== Job ==
Below are records; count the lines that contain "this" and give only the total.

--- begin Dataset excerpts ---

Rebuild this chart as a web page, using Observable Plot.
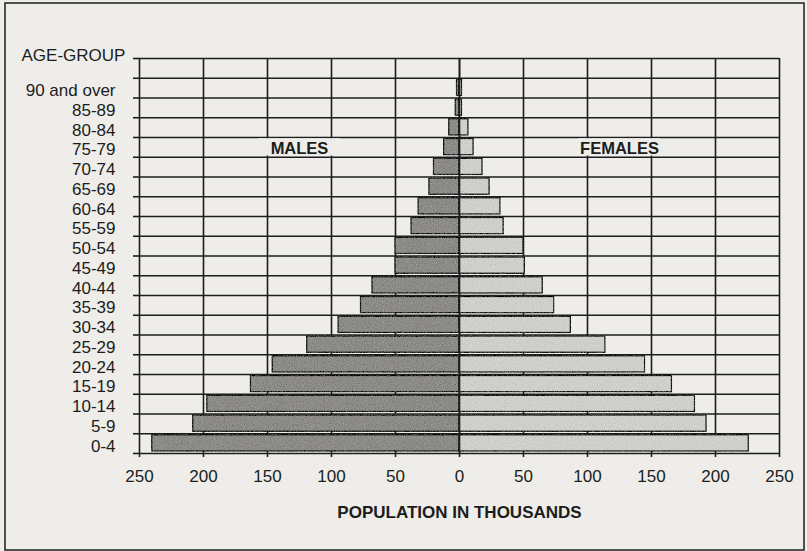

--- end Dataset excerpts ---
--- begin Dataset excerpts ---

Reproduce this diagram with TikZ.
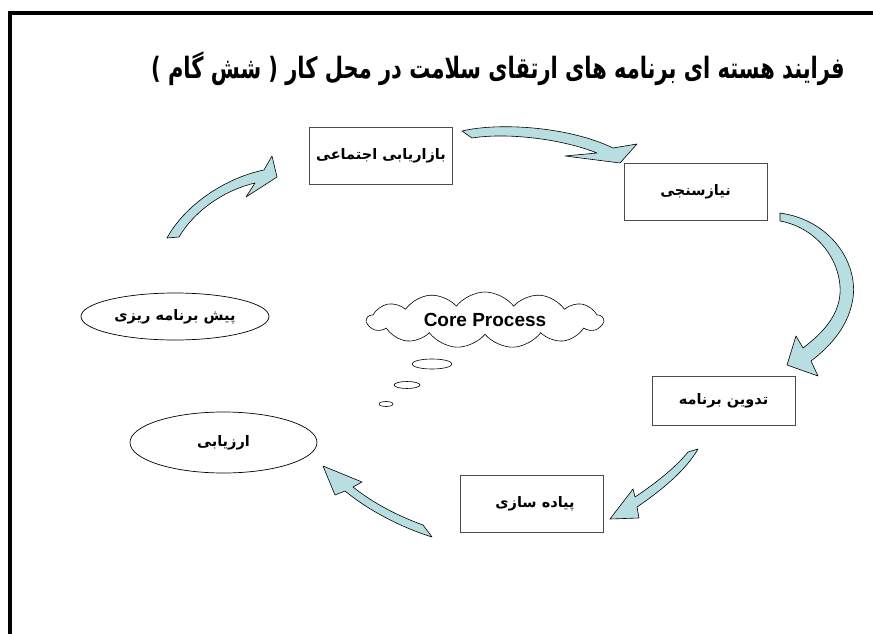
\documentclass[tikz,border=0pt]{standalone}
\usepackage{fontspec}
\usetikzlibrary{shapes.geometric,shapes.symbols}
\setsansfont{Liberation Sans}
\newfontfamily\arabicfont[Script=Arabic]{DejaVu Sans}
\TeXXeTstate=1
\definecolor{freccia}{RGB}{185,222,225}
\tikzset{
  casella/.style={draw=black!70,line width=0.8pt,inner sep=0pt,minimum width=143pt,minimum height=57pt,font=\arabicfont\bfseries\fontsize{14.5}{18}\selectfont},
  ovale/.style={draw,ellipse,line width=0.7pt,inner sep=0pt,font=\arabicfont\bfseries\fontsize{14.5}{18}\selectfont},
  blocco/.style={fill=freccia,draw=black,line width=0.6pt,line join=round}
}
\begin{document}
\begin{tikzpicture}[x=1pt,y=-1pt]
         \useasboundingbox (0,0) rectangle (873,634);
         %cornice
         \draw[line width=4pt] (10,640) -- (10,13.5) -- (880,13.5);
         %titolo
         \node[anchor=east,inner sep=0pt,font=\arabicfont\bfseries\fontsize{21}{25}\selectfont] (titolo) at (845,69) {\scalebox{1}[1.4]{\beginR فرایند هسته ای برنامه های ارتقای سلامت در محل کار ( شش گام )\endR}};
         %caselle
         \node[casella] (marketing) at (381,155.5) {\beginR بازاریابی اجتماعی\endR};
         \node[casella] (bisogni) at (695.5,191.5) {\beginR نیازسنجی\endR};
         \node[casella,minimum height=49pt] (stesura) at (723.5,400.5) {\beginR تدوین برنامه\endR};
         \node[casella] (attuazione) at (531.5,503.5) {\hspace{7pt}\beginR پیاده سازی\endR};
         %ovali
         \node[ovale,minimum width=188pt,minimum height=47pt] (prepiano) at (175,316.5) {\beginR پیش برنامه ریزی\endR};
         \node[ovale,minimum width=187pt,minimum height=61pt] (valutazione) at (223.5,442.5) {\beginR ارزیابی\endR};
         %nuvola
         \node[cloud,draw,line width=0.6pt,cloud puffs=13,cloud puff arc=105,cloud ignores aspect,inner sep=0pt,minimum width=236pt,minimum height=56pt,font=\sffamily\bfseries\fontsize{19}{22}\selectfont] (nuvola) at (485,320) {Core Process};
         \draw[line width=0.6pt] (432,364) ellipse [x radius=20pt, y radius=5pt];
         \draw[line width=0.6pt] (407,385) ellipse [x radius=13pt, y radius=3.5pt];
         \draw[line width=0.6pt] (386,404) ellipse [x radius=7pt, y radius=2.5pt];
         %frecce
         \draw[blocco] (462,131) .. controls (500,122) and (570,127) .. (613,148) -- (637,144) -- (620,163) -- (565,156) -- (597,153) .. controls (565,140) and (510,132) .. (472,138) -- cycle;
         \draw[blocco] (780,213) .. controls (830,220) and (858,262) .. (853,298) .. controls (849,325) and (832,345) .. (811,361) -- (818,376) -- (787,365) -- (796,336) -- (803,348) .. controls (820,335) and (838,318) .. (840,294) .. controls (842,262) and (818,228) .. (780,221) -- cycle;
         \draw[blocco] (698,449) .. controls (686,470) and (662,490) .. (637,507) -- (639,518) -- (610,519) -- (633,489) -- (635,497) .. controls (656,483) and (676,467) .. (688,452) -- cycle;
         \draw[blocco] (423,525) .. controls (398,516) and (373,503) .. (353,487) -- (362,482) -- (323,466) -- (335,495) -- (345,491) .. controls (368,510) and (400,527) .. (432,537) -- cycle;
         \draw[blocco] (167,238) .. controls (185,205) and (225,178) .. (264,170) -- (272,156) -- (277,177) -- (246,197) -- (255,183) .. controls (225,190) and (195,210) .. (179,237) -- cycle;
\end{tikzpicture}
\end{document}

--- end Dataset excerpts ---

== Problem solution ==
2